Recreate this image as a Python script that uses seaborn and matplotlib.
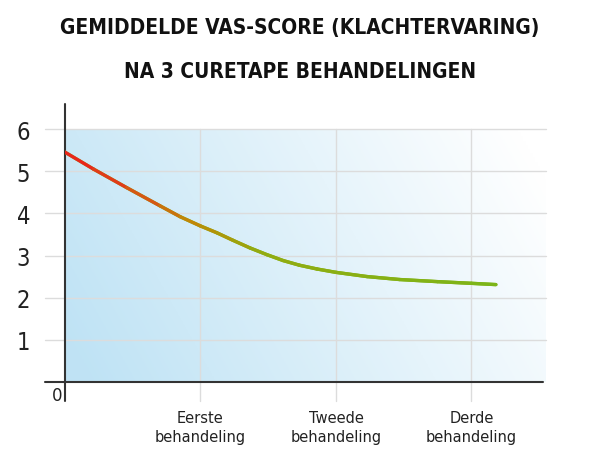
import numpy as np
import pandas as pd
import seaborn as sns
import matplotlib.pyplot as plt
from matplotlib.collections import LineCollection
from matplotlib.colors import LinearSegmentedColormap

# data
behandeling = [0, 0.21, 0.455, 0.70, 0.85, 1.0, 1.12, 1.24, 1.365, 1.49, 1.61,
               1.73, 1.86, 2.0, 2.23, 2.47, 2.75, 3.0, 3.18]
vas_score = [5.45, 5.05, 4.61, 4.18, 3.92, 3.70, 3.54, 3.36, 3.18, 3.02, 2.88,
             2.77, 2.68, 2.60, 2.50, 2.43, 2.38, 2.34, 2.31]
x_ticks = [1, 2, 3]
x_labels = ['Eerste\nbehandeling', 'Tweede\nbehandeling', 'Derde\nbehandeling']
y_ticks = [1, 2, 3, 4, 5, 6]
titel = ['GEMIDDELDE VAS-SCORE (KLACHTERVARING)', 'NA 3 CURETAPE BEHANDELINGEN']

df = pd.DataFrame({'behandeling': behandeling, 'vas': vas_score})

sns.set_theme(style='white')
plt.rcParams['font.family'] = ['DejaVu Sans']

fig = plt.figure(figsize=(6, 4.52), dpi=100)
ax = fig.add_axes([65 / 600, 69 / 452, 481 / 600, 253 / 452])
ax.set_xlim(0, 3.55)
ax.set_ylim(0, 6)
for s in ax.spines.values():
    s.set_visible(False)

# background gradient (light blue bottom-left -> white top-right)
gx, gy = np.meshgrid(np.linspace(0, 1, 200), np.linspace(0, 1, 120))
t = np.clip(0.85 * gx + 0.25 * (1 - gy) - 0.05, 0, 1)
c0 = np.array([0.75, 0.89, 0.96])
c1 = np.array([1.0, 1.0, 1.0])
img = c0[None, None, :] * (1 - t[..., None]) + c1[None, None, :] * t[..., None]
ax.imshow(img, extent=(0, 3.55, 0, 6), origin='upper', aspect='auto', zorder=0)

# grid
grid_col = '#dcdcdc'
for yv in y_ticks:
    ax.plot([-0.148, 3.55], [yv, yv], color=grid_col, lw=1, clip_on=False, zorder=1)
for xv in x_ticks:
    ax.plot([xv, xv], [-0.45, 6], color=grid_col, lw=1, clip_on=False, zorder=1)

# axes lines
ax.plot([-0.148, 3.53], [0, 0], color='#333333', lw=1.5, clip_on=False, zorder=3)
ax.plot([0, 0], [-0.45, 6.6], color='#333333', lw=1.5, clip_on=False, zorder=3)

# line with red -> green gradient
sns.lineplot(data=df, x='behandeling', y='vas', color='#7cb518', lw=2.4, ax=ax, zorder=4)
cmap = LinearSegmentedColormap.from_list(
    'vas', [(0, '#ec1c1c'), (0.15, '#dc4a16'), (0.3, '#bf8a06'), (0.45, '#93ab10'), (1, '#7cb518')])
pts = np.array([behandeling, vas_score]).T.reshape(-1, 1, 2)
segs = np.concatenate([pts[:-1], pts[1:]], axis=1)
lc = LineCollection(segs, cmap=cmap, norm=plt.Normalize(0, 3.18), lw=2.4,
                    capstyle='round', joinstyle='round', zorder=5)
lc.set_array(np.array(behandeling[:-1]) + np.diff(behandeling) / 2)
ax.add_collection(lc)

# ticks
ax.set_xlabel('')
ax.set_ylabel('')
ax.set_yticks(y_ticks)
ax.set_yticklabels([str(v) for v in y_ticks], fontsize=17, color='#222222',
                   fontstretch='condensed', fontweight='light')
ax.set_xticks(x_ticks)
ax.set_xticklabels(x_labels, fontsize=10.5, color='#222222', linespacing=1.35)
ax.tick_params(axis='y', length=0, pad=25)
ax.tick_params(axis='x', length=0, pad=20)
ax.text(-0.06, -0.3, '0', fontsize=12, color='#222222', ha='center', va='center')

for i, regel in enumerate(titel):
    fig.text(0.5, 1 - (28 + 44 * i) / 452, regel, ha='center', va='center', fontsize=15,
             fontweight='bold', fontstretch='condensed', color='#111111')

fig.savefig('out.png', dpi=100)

==================================================

*WRITTEN PROBLEM*:
Output an exact copy of the material, with the pictures removed.

*REPLY*:
Recreate this image as a Python script that uses seaborn and matplotlib.
import numpy as np
import pandas as pd
import seaborn as sns
import matplotlib.pyplot as plt
from matplotlib.collections import LineCollection
from matplotlib.colors import LinearSegmentedColormap

# data
behandeling = [0, 0.21, 0.455, 0.70, 0.85, 1.0, 1.12, 1.24, 1.365, 1.49, 1.61,
               1.73, 1.86, 2.0, 2.23, 2.47, 2.75, 3.0, 3.18]
vas_score = [5.45, 5.05, 4.61, 4.18, 3.92, 3.70, 3.54, 3.36, 3.18, 3.02, 2.88,
             2.77, 2.68, 2.60, 2.50, 2.43, 2.38, 2.34, 2.31]
x_ticks = [1, 2, 3]
x_labels = ['Eerste\nbehandeling', 'Tweede\nbehandeling', 'Derde\nbehandeling']
y_ticks = [1, 2, 3, 4, 5, 6]
titel = ['GEMIDDELDE VAS-SCORE (KLACHTERVARING)', 'NA 3 CURETAPE BEHANDELINGEN']

df = pd.DataFrame({'behandeling': behandeling, 'vas': vas_score})

sns.set_theme(style='white')
plt.rcParams['font.family'] = ['DejaVu Sans']

fig = plt.figure(figsize=(6, 4.52), dpi=100)
ax = fig.add_axes([65 / 600, 69 / 452, 481 / 600, 253 / 452])
ax.set_xlim(0, 3.55)
ax.set_ylim(0, 6)
for s in ax.spines.values():
    s.set_visible(False)

# background gradient (light blue bottom-left -> white top-right)
gx, gy = np.meshgrid(np.linspace(0, 1, 200), np.linspace(0, 1, 120))
t = np.clip(0.85 * gx + 0.25 * (1 - gy) - 0.05, 0, 1)
c0 = np.array([0.75, 0.89, 0.96])
c1 = np.array([1.0, 1.0, 1.0])
img = c0[None, None, :] * (1 - t[..., None]) + c1[None, None, :] * t[..., None]
ax.imshow(img, extent=(0, 3.55, 0, 6), origin='upper', aspect='auto', zorder=0)

# grid
grid_col = '#dcdcdc'
for yv in y_ticks:
    ax.plot([-0.148, 3.55], [yv, yv], color=grid_col, lw=1, clip_on=False, zorder=1)
for xv in x_ticks:
    ax.plot([xv, xv], [-0.45, 6], color=grid_col, lw=1, clip_on=False, zorder=1)

# axes lines
ax.plot([-0.148, 3.53], [0, 0], color='#333333', lw=1.5, clip_on=False, zorder=3)
ax.plot([0, 0], [-0.45, 6.6], color='#333333', lw=1.5, clip_on=False, zorder=3)

# line with red -> green gradient
sns.lineplot(data=df, x='behandeling', y='vas', color='#7cb518', lw=2.4, ax=ax, zorder=4)
cmap = LinearSegmentedColormap.from_list(
    'vas', [(0, '#ec1c1c'), (0.15, '#dc4a16'), (0.3, '#bf8a06'), (0.45, '#93ab10'), (1, '#7cb518')])
pts = np.array([behandeling, vas_score]).T.reshape(-1, 1, 2)
segs = np.concatenate([pts[:-1], pts[1:]], axis=1)
lc = LineCollection(segs, cmap=cmap, norm=plt.Normalize(0, 3.18), lw=2.4,
                    capstyle='round', joinstyle='round', zorder=5)
lc.set_array(np.array(behandeling[:-1]) + np.diff(behandeling) / 2)
ax.add_collection(lc)

# ticks
ax.set_xlabel('')
ax.set_ylabel('')
ax.set_yticks(y_ticks)
ax.set_yticklabels([str(v) for v in y_ticks], fontsize=17, color='#222222',
                   fontstretch='condensed', fontweight='light')
ax.set_xticks(x_ticks)
ax.set_xticklabels(x_labels, fontsize=10.5, color='#222222', linespacing=1.35)
ax.tick_params(axis='y', length=0, pad=25)
ax.tick_params(axis='x', length=0, pad=20)
ax.text(-0.06, -0.3, '0', fontsize=12, color='#222222', ha='center', va='center')

for i, regel in enumerate(titel):
    fig.text(0.5, 1 - (28 + 44 * i) / 452, regel, ha='center', va='center', fontsize=15,
             fontweight='bold', fontstretch='condensed', color='#111111')

fig.savefig('out.png', dpi=100)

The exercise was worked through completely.